У моего парикмахера развивается болезнь Паркинсона. Всякий раз, как он замахивается, я зажмуриваюсь. Замах у него все шире, в руке при этом – опасная бритва. Это в одной. А в другой – ножницы. А то и расческа. Расческа его поострее опасной бритвы. Она у него как десяток ядовитых иголок. Я уже спрашивал: у вас потупее нет? Нет, потупее нет, говорит, даже эта слишком тупа. И как проведет ею, тупее нет, по моей голове, я стенаю от боли. Движения мастер все менее контролирует. Стрижка в целом – настоящая пытка, осталось выдать товарищей. Парикмахер он при этом посредственный. Знакомые спрашивают, где угораздило. Я отвечаю. И сколько, спрашивают они. Я отвечаю. А выглядит на доллар, ухмыльнутся они. Ходил я к этому старому мастеру уже несколько раз. Именно "несколько раз" становятся внутренним основанием не только для приватизации вами парикмахера (вы начинаете говорить: "мой парикмахер"), но и экспроприации им вас ("мой клиент"). Хотя и не кровью скрепленный, возникает неписаный договор. Парикмахер становится чем-то вроде глупого родственника или школьного друга, которых не выбирают. "И кто тебя снова так?" "Да мой, кто". И что-то ведь тянет нас вновь и вновь совершать ту же ошибку, и дважды, и трижды ступать в те же грабли, вопреки утверждению грека.

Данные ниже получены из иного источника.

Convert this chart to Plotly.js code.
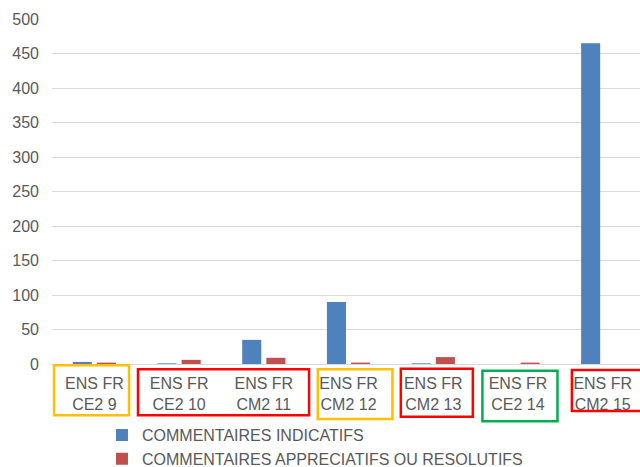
<!DOCTYPE html>
<html>
<head>
<meta charset="utf-8">
<script src="https://cdn.plot.ly/plotly-3.0.1.min.js"></script>
<style>
  html, body { margin: 0; padding: 0; background: #fff; overflow: hidden; }
  #chart { width: 640px; height: 467px; }
</style>
</head>
<body>
<div id="chart"></div>
<script>
const categories = [
  "ENS FR<br>CE2 9",
  "ENS FR<br>CE2 10",
  "ENS FR<br>CM2 11",
  "ENS FR<br>CM2 12",
  "ENS FR<br>CM2 13",
  "ENS FR<br>CE2 14",
  "ENS FR<br>CM2 15"
];
const indicatifs = [3, 1, 35, 90, 1, 0, 465];
const appreciatifs = [2, 6, 9, 2, 10, 2, 0];
const seriesNames = ["COMMENTAIRES INDICATIFS", "COMMENTAIRES APPRECIATIFS OU RESOLUTIFS"];
const yTicks = [0, 50, 100, 150, 200, 250, 300, 350, 400, 450, 500];

const FONT = "Liberation Sans, Arial, sans-serif";
const GREY = "#595959";

const traces = [
  { type: "bar", name: seriesNames[0], x: categories, y: indicatifs, marker: { color: "#4F81BD" } },
  { type: "bar", name: seriesNames[1], x: categories, y: appreciatifs, marker: { color: "#C0504D" } }
];

function box(x0, x1, y0, y1, color) {
  return { type: "rect", xref: "x", yref: "paper", x0: x0, x1: x1, y0: y0, y1: y1,
           line: { color: color, width: 2.5 }, fillcolor: "rgba(0,0,0,0)", layer: "above" };
}

const layout = {
  width: 640, height: 467,
  margin: { l: 52, r: 0, t: 19, b: 103, autoexpand: false },
  paper_bgcolor: "#ffffff", plot_bgcolor: "#ffffff",
  font: { family: FONT, size: 16, color: GREY },
  barmode: "group", bargap: 0.43, bargroupgap: 0.21,
  showlegend: true,
  legend: { orientation: "v", x: 0.085, xanchor: "left", y: -0.157, yanchor: "top",
            font: { family: FONT, size: 16, color: GREY }, bgcolor: "rgba(0,0,0,0)" },
  xaxis: { type: "category", range: [-0.5, 6.44], showgrid: false, zeroline: false, showline: false,
           ticks: "", tickfont: { family: FONT, size: 16, color: GREY }, ticklabelstandoff: 8, fixedrange: true },
  yaxis: { range: [0, 500], tickvals: yTicks, ticktext: yTicks.map(String), showgrid: true, gridcolor: "#D9D9D9", gridwidth: 1,
           zeroline: true, zerolinecolor: "#D9D9D9", zerolinewidth: 1, showline: false, ticks: "",
           tickfont: { family: FONT, size: 16, color: GREY }, ticklabelstandoff: 12, fixedrange: true },
  shapes: [
    box(-0.476, 0.409, -0.1487, -0.0038, "#FFC000"),
    box(0.515, 2.534, -0.1487, -0.0154, "#FF0000"),
    box(2.637, 3.518, -0.1594, -0.0154, "#FFC000"),
    box(3.617, 4.467, -0.1528, -0.0136, "#FF0000"),
    box(4.580, 5.466, -0.1661, -0.0194, "#00B050"),
    box(5.636, 6.60, -0.1362, -0.0174, "#FF0000")
  ]
};

Plotly.newPlot("chart", traces, layout, { staticPlot: true, displayModeBar: false });
</script>
</body>
</html>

Вопрос: вправе ли я уйти от старого мастера, или это предательство? Если уйти, старый мастер не только затаит обиду, но и подумает: ага, он ушел потому, что у меня болезнь Паркинсона, в которой я не виновен. Иуда, подумает он.
И мне парикмахера, между прочим, по-своему жаль. Но и себя понемногу – тоже. Если же поступить наоборот, т.е. остаться, то очередной его трюк с маханием рук может кончиться красивыми шрамами, не говоря о дальнейших вопросах злоязыких знакомых, во имя чего я предаюсь членовредительству.
Задача 2.
Зайдя в лифт, обнаружил там тяжелое благовоние... иприта. Да, скажем, иприта. Или, если угодно, зарина, зомана или табуна. Да, табуна. Человек импульсивного аскетизма, я тотчас задержал дыхание в виде зажатия носа. Человек от природы непривередливый, я бы мог не дышать сколь угодно долго, кабы не смерть в перспективе. Но до второго этажа худо-бедно доехал (лифт у нас издевательски медленный), не приняв более ни атому табуна. Когда же отворилась дверь и я в нее ринулся, как кентавр, то чуть не уткнулся в грудь прекрасной незнакомке.
Вопрос: следовало ли объясниться? Что мог я сказать ей? Что табун не имеет ко мне отношения? Сомнительно. Промолчать? Этот ход, кажется, еще хуже. Варианты: как бы на моем месте поступил тот или иной пророк, – также не привели к решению.